Bissett v 30 Merrick Plaza, LLC |
2017 NY Slip Op 08805 |
Decided on December 20, 2017 |
Appellate Division, Second Department |
Published by New York State Law Reporting Bureau pursuant to Judiciary Law § 431. |
This opinion is uncorrected and subject to revision before publication in the Official Reports. |
Decided on December 20, 2017 SUPREME COURT OF THE STATE OF NEW YORK Appellate Division, Second Judicial Department
LEONARD B. AUSTIN, J.P.
SANDRA L. SGROI
SYLVIA O. HINDS-RADIX
ANGELA G. IANNACCI, JJ.
2016-10569
(Index No. 7796/14)
v
30 Merrick Plaza, LLC, appellant.
Hammill, O'Brien, Croutier, Dempsey, Pender & Koehler, P.C., Syosset, NY (Anton Piotroski of counsel), for appellant.
Costella & Gordon, LLP, Garden City, NY (Roy C. Gordon of counsel), for respondent.
DECISION & ORDER
In an action to recover damages for personal injuries, the defendant appeals from an order of the Supreme Court, Nassau County (Sher, J.), dated July 13, 2016, which denied its motion for summary judgment dismissing the complaint.
ORDERED that the order is affirmed, with costs.
The plaintiff allegedly was injured when she slipped and fell on a pile of wet leaves on one of the steps of an exterior staircase of a building owned by the defendant. Thereafter, the plaintiff commenced this action against the defendant to recover damages for personal injuries, and the defendant moved for summary judgment dismissing the complaint, relying on the deposition testimony of the plaintiff and that of Andrew Brenner, who managed the building. The Supreme Court denied the motion and the defendant appeals.
A defendant property owner has a duty to maintain its premises in a "reasonably safe condition in view of all the circumstances, including the likelihood of injury to others, the seriousness of the injury, and the burden of avoiding the risk" (Basso v Miller, 40 NY2d 233, 241 [internal quotation marks omitted]). However, it does not have a duty to protect against an open and obvious condition, which, as a matter of law, is not inherently dangerous (see Cupo v Karfunkel, 1 AD3d 48, 52). Whether a dangerous or defective condition exists on the property so as to give rise to liability depends on the particular circumstances of each case and is generally a question of fact for the jury (see Pellegrino v Trapasso, 114 AD3d 917, 918).
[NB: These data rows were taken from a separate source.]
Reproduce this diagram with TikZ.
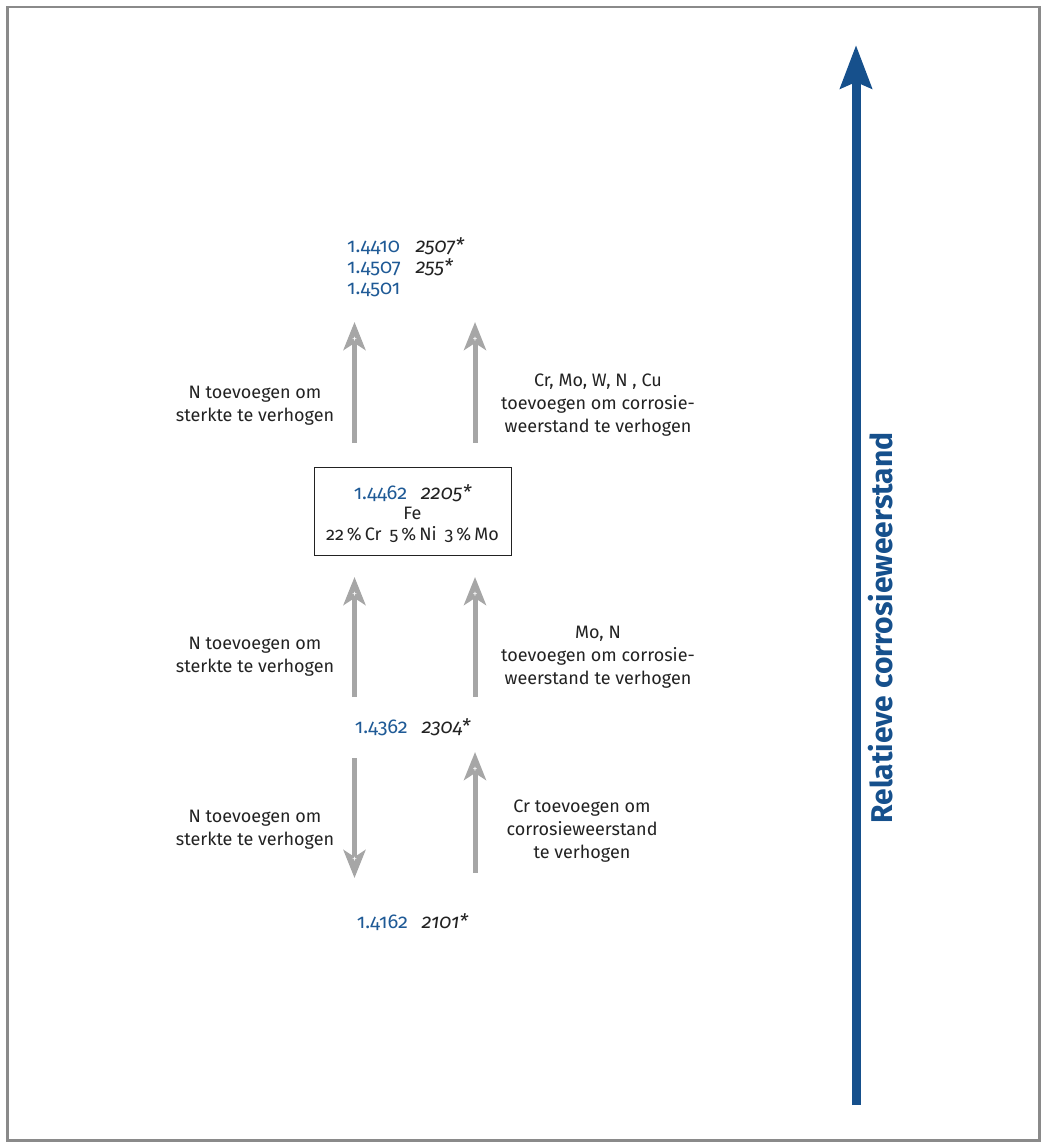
\documentclass[tikz,border=0pt]{standalone}
\usepackage{fontspec}
\setmainfont{Fira Sans}[Numbers=OldStyle]
\usetikzlibrary{arrows.meta}
\definecolor{numblue}{HTML}{1F5A96}
\definecolor{bigblue}{HTML}{16508C}
\definecolor{arrgray}{HTML}{A6A6A6}
\definecolor{txtc}{HTML}{222222}
\definecolor{framec}{HTML}{8A8A8A}
\newcommand{\gnb}[1]{\textcolor{numblue}{\fontsize{20}{20.5}\selectfont #1}}
\newcommand{\gni}[1]{{\fontsize{20}{20.5}\selectfont\itshape #1}}
\tikzset{
  lbl/.style={text=txtc, font=\fontsize{18}{23}\selectfont, align=center, inner sep=0pt},
  num/.style={text=txtc, font=\fontsize{18}{20.5}\selectfont, inner sep=0pt},
  garrow/.style={draw=arrgray, line width=5pt, -{Stealth[length=28pt,width=22pt,inset=7pt]}},
  plus/.style={text=white, font=\fontsize{10}{10}\selectfont, inner sep=0pt},
}
\begin{document}
\begin{tikzpicture}[x=1pt,y=-1pt]
\useasboundingbox (0,0) rectangle (1045,1148);
\draw[framec, line width=2.5pt] (7.5,7) rectangle (1039.5,1140.5);

% big blue arrow
\coordinate (bb) at (856,1105);
\coordinate (bt) at (856,45);
\draw[bigblue, line width=9pt, -{Stealth[length=43pt,width=31pt,inset=6pt]}] (bb) -- (bt);
\node[text=bigblue, font=\fontsize{30}{30}\selectfont\bfseries, rotate=90, inner sep=0pt] (axis) at (881,628) {Relatieve corrosieweerstand};

% top grades
\node[num, font=\fontsize{20}{21}\selectfont, anchor=west] (top) at (347,269) {\begin{tabular}{@{}l@{\hspace{15pt}}l@{}}
\gnb{1.4410} & \gni{2507*}\\
\gnb{1.4507} & \gni{255*}\\
\gnb{1.4501} & \end{tabular}};

% box
\node[draw=txtc, line width=1pt, minimum width=197pt, minimum height=88pt, inner sep=0pt] (box) at (412.5,511) {};
\node[num, align=center] (boxtext) at (412.5,513.5)
 {\gnb{1.4462}\hspace{14pt}\gni{2205*}\\ Fe\\ 22\,\%\,Cr\hspace{8pt}5\,\%\,Ni\hspace{8pt}3\,\%\,Mo};

\node[num] (g2304) at (412.5,727) {\gnb{1.4362}\hspace{14pt}\gni{2304*}};
\node[num] (g2101) at (412.5,922) {\gnb{1.4162}\hspace{14pt}\gni{2101*}};

% upper arrows
\coordinate (a1s) at (354.5,443); \coordinate (a1e) at (354.5,322);
\coordinate (a2s) at (475,443); \coordinate (a2e) at (475,322);
\draw[garrow] (a1s) -- (a1e);
\draw[garrow] (a2s) -- (a2e);
\node[plus] at ([yshift=-18pt]a1e) {+};
\node[plus] at ([yshift=-18pt]a2e) {+};

% middle arrows
\coordinate (b1s) at (354.5,697); \coordinate (b1e) at (354.5,577);
\coordinate (b2s) at (475,697); \coordinate (b2e) at (475,577);
\draw[garrow] (b1s) -- (b1e);
\draw[garrow] (b2s) -- (b2e);
\node[plus] at ([yshift=-18pt]b1e) {+};
\node[plus] at ([yshift=-18pt]b2e) {+};

% lower arrows
\coordinate (c1s) at (354.5,758); \coordinate (c1e) at (354.5,878);
\coordinate (c2s) at (475,873); \coordinate (c2e) at (475,752);
\draw[garrow] (c1s) -- (c1e);
\draw[garrow] (c2s) -- (c2e);
\node[plus] at ([yshift=18pt]c1e) {+};
\node[plus] at ([yshift=-18pt]c2e) {+};

% labels
\node[lbl] (l1) at (255,406) {N toevoegen om\\sterkte te verhogen};
\node[lbl] (l2) at (255,657) {N toevoegen om\\sterkte te verhogen};
\node[lbl] (l3) at (255,830) {N toevoegen om\\sterkte te verhogen};
\node[lbl] (r1) at (598,405) {Cr, Mo, W, N , Cu\\toevoegen om corrosie-\\weerstand te verhogen};
\node[lbl] (r2) at (598,657) {Mo, N\\toevoegen om corrosie-\\weerstand te verhogen};
\node[lbl] (r3) at (582,831) {Cr toevoegen om\\corrosieweerstand\\te verhogen};
\end{tikzpicture}
\end{document}
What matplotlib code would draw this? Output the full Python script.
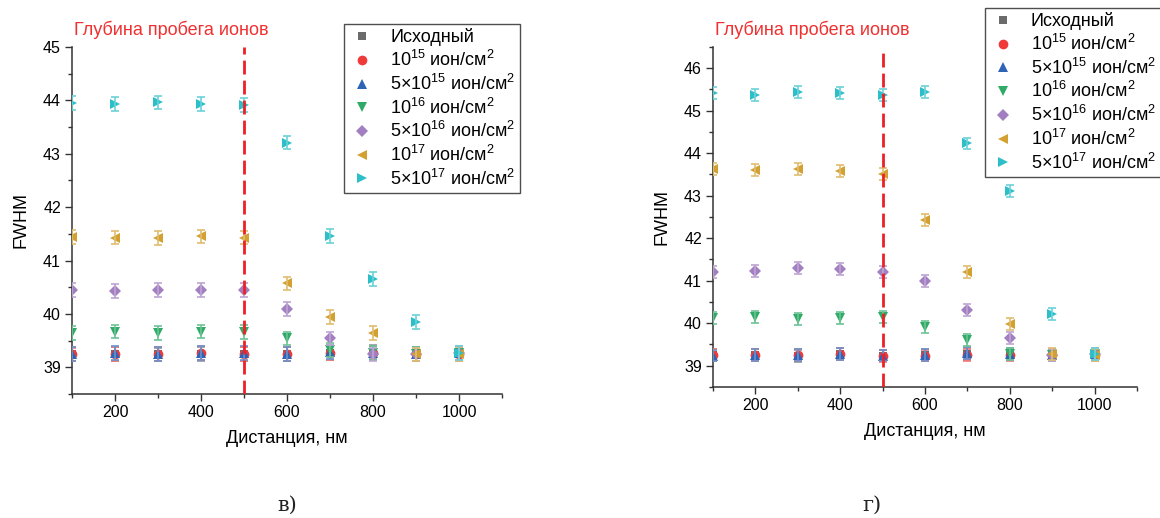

Similarly, whether a condition is open and obvious depends on the circumstances of the case, and something that ordinarily would be readily observable may be obscured by inadequate illumination (see Twersky v Incorporated. Vil. of Great Neck, 127 AD3d 739, 740; Russo v Incorporated Vil. of Atl. Beach, 119 AD3d 764).
Here, the defendant failed to eliminate triable issues of fact as to whether the condition that allegedly caused the plaintiff to fall was open and obvious and not inherently dangerous (see Twersky v Incorporated Vil. of Great Neck, 127 AD3d at 739-740; cf. Misir v Beach [*2]Haven Apt. No. 1, Inc., 32 AD3d 1002). The plaintiff testified at her deposition that she fell on a two-inch thick pile of wet, matted down leaves on the seventh step of a staircase, consisting of 20 steps leading to a basement. The plaintiff further testified that the sky was overcast, that a light at the bottom of the staircase was not functioning, and that she could only see as far as the fifth step.
The defendant also failed to establish, prima facie, that it did not have constructive notice of the alleged hazardous condition (see Gordon v American Museum of Natural History, 67 NY2d 836; Hickson v Walgreen Co., 150 AD3d 1087, 1088). The plaintiff testified that she fell into a pile of leaves and other debris one-foot deep at the bottom of the staircase. Brenner testified that he could not remember whether he had checked the subject staircase on his last weekly inspection prior to the accident and that he did not know whether the landscaper or anyone else was responsible for removing leaves from the staircase. Thus, the defendant failed to establish, prima facie, that the subject condition had not been there for a sufficient period of time for the defendant to have discovered and remedied it (see Gordon v American Museum of Natural History, 67 NY2d at 837-838; Hickson v Walgreen Co., 150 AD3d at 1088).
Since the defendant failed to meet its initial burden of establishing, prima facie, its entitlement to judgment as a matter of law, the Supreme Court properly denied the defendant's motion for summary judgment dismissing the complaint, regardless of the sufficiency of the plaintiff's opposition papers (see Winegrad v New York Univ. Med. Ctr., 64 NY2d 851).
AUSTIN, J.P., SGROI, HINDS-RADIX and IANNACCI, JJ., concur.